| GIVEN TASK |
Word for word, quote all of the material, omitting the pictures.

--------------------

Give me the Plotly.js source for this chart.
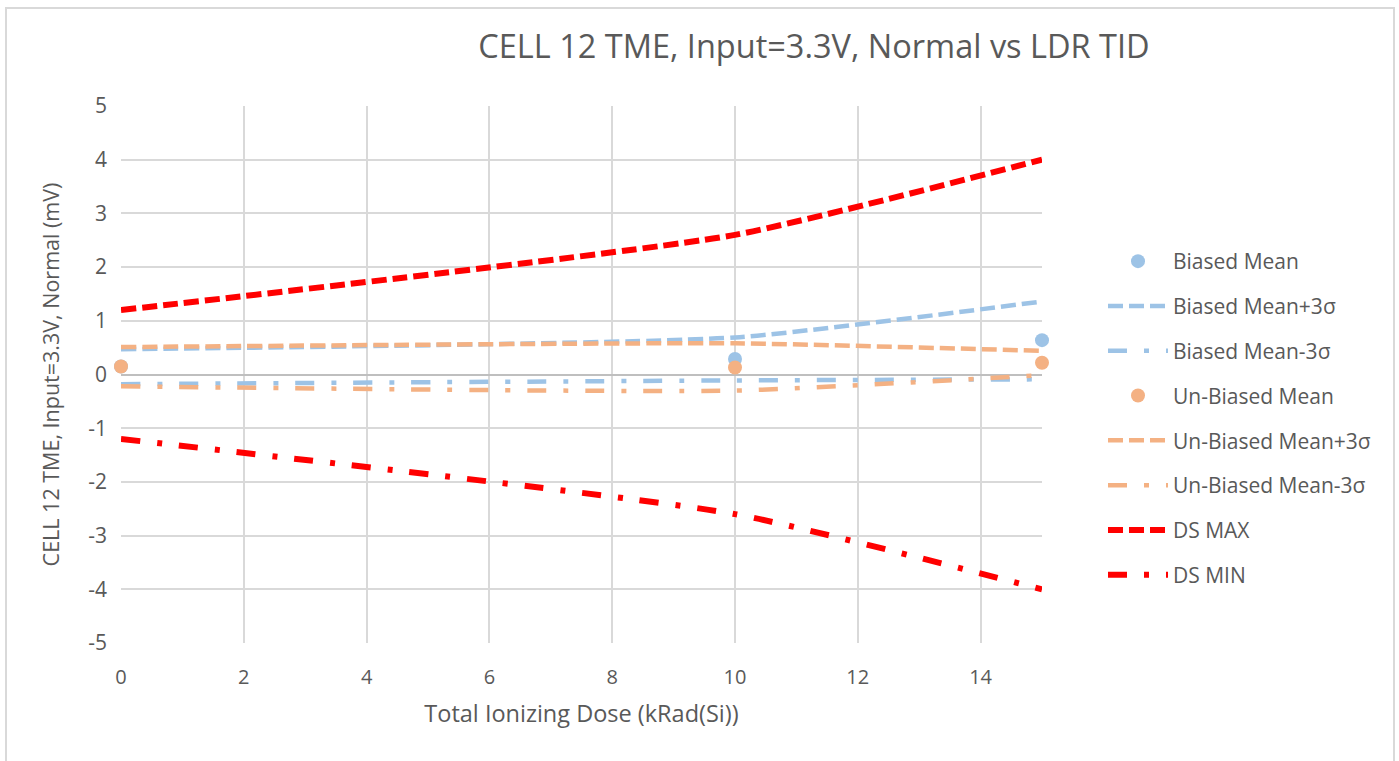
<!DOCTYPE html>
<html>
<head>
<meta charset="utf-8">
<script src="https://cdn.plot.ly/plotly-3.0.1.min.js"></script>
<style>
  html, body { margin: 0; padding: 0; background: #fff; overflow: hidden; }
  #frame { position: absolute; left: 5px; top: 7px; width: 1390px; height: 800px; border: 2px solid #d9d9d9; box-sizing: border-box; pointer-events: none; z-index: 5; }
  #chart { position: absolute; left: 0; top: 0; width: 1399px; height: 761px; }
</style>
</head>
<body>
<div id="chart"></div>
<div id="frame"></div>
<script>
// Total Ionizing Dose (kRad(Si))
const dose = [0, 10, 15];

const biasedMean      = [0.15, 0.29, 0.64];
const biasedPlus3s    = [0.47, 0.69, 1.36];
const biasedMinus3s   = [-0.18, -0.11, -0.09];
const unbiasedMean    = [0.15, 0.13, 0.22];
const unbiasedPlus3s  = [0.51, 0.58, 0.44];
const unbiasedMinus3s = [-0.22, -0.30, -0.01];
const dsMax           = [1.2, 2.6, 4.0];
const dsMin           = [-1.2, -2.6, -4.0];

const xTicks = [0, 2, 4, 6, 8, 10, 12, 14];
const yTicks = [-5, -4, -3, -2, -1, 0, 1, 2, 3, 4, 5];

const BLUE = '#9dc3e6';
const ORANGE = '#f4b183';
const RED = '#ff0000';
const DASH = '15px,6px';
const DASHDOT = '19px,17px,5px,17px';
const TXT = '#595959';
const FONT = 'Open Sans, sans-serif';

function lineTrace(name, y, color, width, dash, grp) {
  return {
    x: dose, y: y, name: name, type: 'scatter', mode: 'lines',
    line: { color: color, width: width, dash: dash, shape: 'spline', smoothing: 0.5 },
    legendgroup: grp, cliponaxis: false
  };
}
function markerTrace(name, y, color, grp) {
  return {
    x: dose, y: y, name: name, type: 'scatter', mode: 'markers',
    marker: { color: color, size: 14 }, legendgroup: grp, cliponaxis: false
  };
}

const data = [
  markerTrace('Biased Mean', biasedMean, BLUE, 'g1'),
  lineTrace('Biased Mean+3σ', biasedPlus3s, BLUE, 4.5, DASH, 'g2'),
  lineTrace('Biased Mean-3σ', biasedMinus3s, BLUE, 4.5, DASHDOT, 'g3'),
  markerTrace('Un-Biased Mean', unbiasedMean, ORANGE, 'g4'),
  lineTrace('Un-Biased Mean+3σ', unbiasedPlus3s, ORANGE, 4.5, DASH, 'g5'),
  lineTrace('Un-Biased Mean-3σ', unbiasedMinus3s, ORANGE, 4.5, DASHDOT, 'g6'),
  lineTrace('DS MAX', dsMax, RED, 6, DASH, 'g7'),
  lineTrace('DS MIN', dsMin, RED, 6, DASHDOT, 'g8')
];

const layout = {
  width: 1399, height: 761,
  paper_bgcolor: '#ffffff', plot_bgcolor: '#ffffff',
  margin: { l: 121, r: 357, t: 106, b: 118 },
  font: { family: FONT, color: TXT, size: 18 },
  title: {
    text: 'CELL 12 TME, Input=3.3V, Normal vs LDR TID',
    font: { family: FONT, size: 32.5, color: TXT },
    xref: 'container', yref: 'container',
    x: 814 / 1399, xanchor: 'center', y: 1 - 47 / 761, yanchor: 'middle'
  },
  xaxis: {
    range: [0, 15], tickvals: xTicks, ticktext: xTicks.map(String),
    showgrid: true, gridcolor: '#d9d9d9', gridwidth: 2,
    zeroline: false, showline: false, ticks: '',
    ticklabelstandoff: 20,
    tickfont: { family: FONT, size: 20, color: TXT },
    title: { text: 'Total Ionizing Dose (kRad(Si))', font: { family: FONT, size: 23.5, color: TXT }, standoff: 16 }
  },
  yaxis: {
    range: [-5, 5], tickvals: yTicks, ticktext: yTicks.map(String),
    showgrid: true, gridcolor: '#d9d9d9', gridwidth: 2,
    zeroline: true, zerolinecolor: '#bfbfbf', zerolinewidth: 2,
    showline: false, ticks: '',
    ticklabelstandoff: 13,
    tickfont: { family: FONT, size: 21, color: TXT },
    title: { text: 'CELL 12 TME, Input=3.3V, Normal (mV)', font: { family: FONT, size: 21.5, color: TXT }, standoff: 22 }
  },
  showlegend: true,
  legend: {
    xref: 'container', yref: 'container',
    x: 1103 / 1399, xanchor: 'left',
    y: 1 - 241 / 761, yanchor: 'top',
    traceorder: 'grouped', tracegroupgap: 14.5,
    font: { family: FONT, size: 21, color: TXT },
    bgcolor: 'rgba(0,0,0,0)', itemwidth: 60
  }
};

Plotly.newPlot('chart', data, layout, { displayModeBar: false, staticPlot: true });
</script>
</body>
</html>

--------------------

| ANSWER FOR THE TASK |
Give me the Plotly.js source for this chart.
<!DOCTYPE html>
<html>
<head>
<meta charset="utf-8">
<script src="https://cdn.plot.ly/plotly-3.0.1.min.js"></script>
<style>
  html, body { margin: 0; padding: 0; background: #fff; overflow: hidden; }
  #frame { position: absolute; left: 5px; top: 7px; width: 1390px; height: 800px; border: 2px solid #d9d9d9; box-sizing: border-box; pointer-events: none; z-index: 5; }
  #chart { position: absolute; left: 0; top: 0; width: 1399px; height: 761px; }
</style>
</head>
<body>
<div id="chart"></div>
<div id="frame"></div>
<script>
// Total Ionizing Dose (kRad(Si))
const dose = [0, 10, 15];

const biasedMean      = [0.15, 0.29, 0.64];
const biasedPlus3s    = [0.47, 0.69, 1.36];
const biasedMinus3s   = [-0.18, -0.11, -0.09];
const unbiasedMean    = [0.15, 0.13, 0.22];
const unbiasedPlus3s  = [0.51, 0.58, 0.44];
const unbiasedMinus3s = [-0.22, -0.30, -0.01];
const dsMax           = [1.2, 2.6, 4.0];
const dsMin           = [-1.2, -2.6, -4.0];

const xTicks = [0, 2, 4, 6, 8, 10, 12, 14];
const yTicks = [-5, -4, -3, -2, -1, 0, 1, 2, 3, 4, 5];

const BLUE = '#9dc3e6';
const ORANGE = '#f4b183';
const RED = '#ff0000';
const DASH = '15px,6px';
const DASHDOT = '19px,17px,5px,17px';
const TXT = '#595959';
const FONT = 'Open Sans, sans-serif';

function lineTrace(name, y, color, width, dash, grp) {
  return {
    x: dose, y: y, name: name, type: 'scatter', mode: 'lines',
    line: { color: color, width: width, dash: dash, shape: 'spline', smoothing: 0.5 },
    legendgroup: grp, cliponaxis: false
  };
}
function markerTrace(name, y, color, grp) {
  return {
    x: dose, y: y, name: name, type: 'scatter', mode: 'markers',
    marker: { color: color, size: 14 }, legendgroup: grp, cliponaxis: false
  };
}

const data = [
  markerTrace('Biased Mean', biasedMean, BLUE, 'g1'),
  lineTrace('Biased Mean+3σ', biasedPlus3s, BLUE, 4.5, DASH, 'g2'),
  lineTrace('Biased Mean-3σ', biasedMinus3s, BLUE, 4.5, DASHDOT, 'g3'),
  markerTrace('Un-Biased Mean', unbiasedMean, ORANGE, 'g4'),
  lineTrace('Un-Biased Mean+3σ', unbiasedPlus3s, ORANGE, 4.5, DASH, 'g5'),
  lineTrace('Un-Biased Mean-3σ', unbiasedMinus3s, ORANGE, 4.5, DASHDOT, 'g6'),
  lineTrace('DS MAX', dsMax, RED, 6, DASH, 'g7'),
  lineTrace('DS MIN', dsMin, RED, 6, DASHDOT, 'g8')
];

const layout = {
  width: 1399, height: 761,
  paper_bgcolor: '#ffffff', plot_bgcolor: '#ffffff',
  margin: { l: 121, r: 357, t: 106, b: 118 },
  font: { family: FONT, color: TXT, size: 18 },
  title: {
    text: 'CELL 12 TME, Input=3.3V, Normal vs LDR TID',
    font: { family: FONT, size: 32.5, color: TXT },
    xref: 'container', yref: 'container',
    x: 814 / 1399, xanchor: 'center', y: 1 - 47 / 761, yanchor: 'middle'
  },
  xaxis: {
    range: [0, 15], tickvals: xTicks, ticktext: xTicks.map(String),
    showgrid: true, gridcolor: '#d9d9d9', gridwidth: 2,
    zeroline: false, showline: false, ticks: '',
    ticklabelstandoff: 20,
    tickfont: { family: FONT, size: 20, color: TXT },
    title: { text: 'Total Ionizing Dose (kRad(Si))', font: { family: FONT, size: 23.5, color: TXT }, standoff: 16 }
  },
  yaxis: {
    range: [-5, 5], tickvals: yTicks, ticktext: yTicks.map(String),
    showgrid: true, gridcolor: '#d9d9d9', gridwidth: 2,
    zeroline: true, zerolinecolor: '#bfbfbf', zerolinewidth: 2,
    showline: false, ticks: '',
    ticklabelstandoff: 13,
    tickfont: { family: FONT, size: 21, color: TXT },
    title: { text: 'CELL 12 TME, Input=3.3V, Normal (mV)', font: { family: FONT, size: 21.5, color: TXT }, standoff: 22 }
  },
  showlegend: true,
  legend: {
    xref: 'container', yref: 'container',
    x: 1103 / 1399, xanchor: 'left',
    y: 1 - 241 / 761, yanchor: 'top',
    traceorder: 'grouped', tracegroupgap: 14.5,
    font: { family: FONT, size: 21, color: TXT },
    bgcolor: 'rgba(0,0,0,0)', itemwidth: 60
  }
};

Plotly.newPlot('chart', data, layout, { displayModeBar: false, staticPlot: true });
</script>
</body>
</html>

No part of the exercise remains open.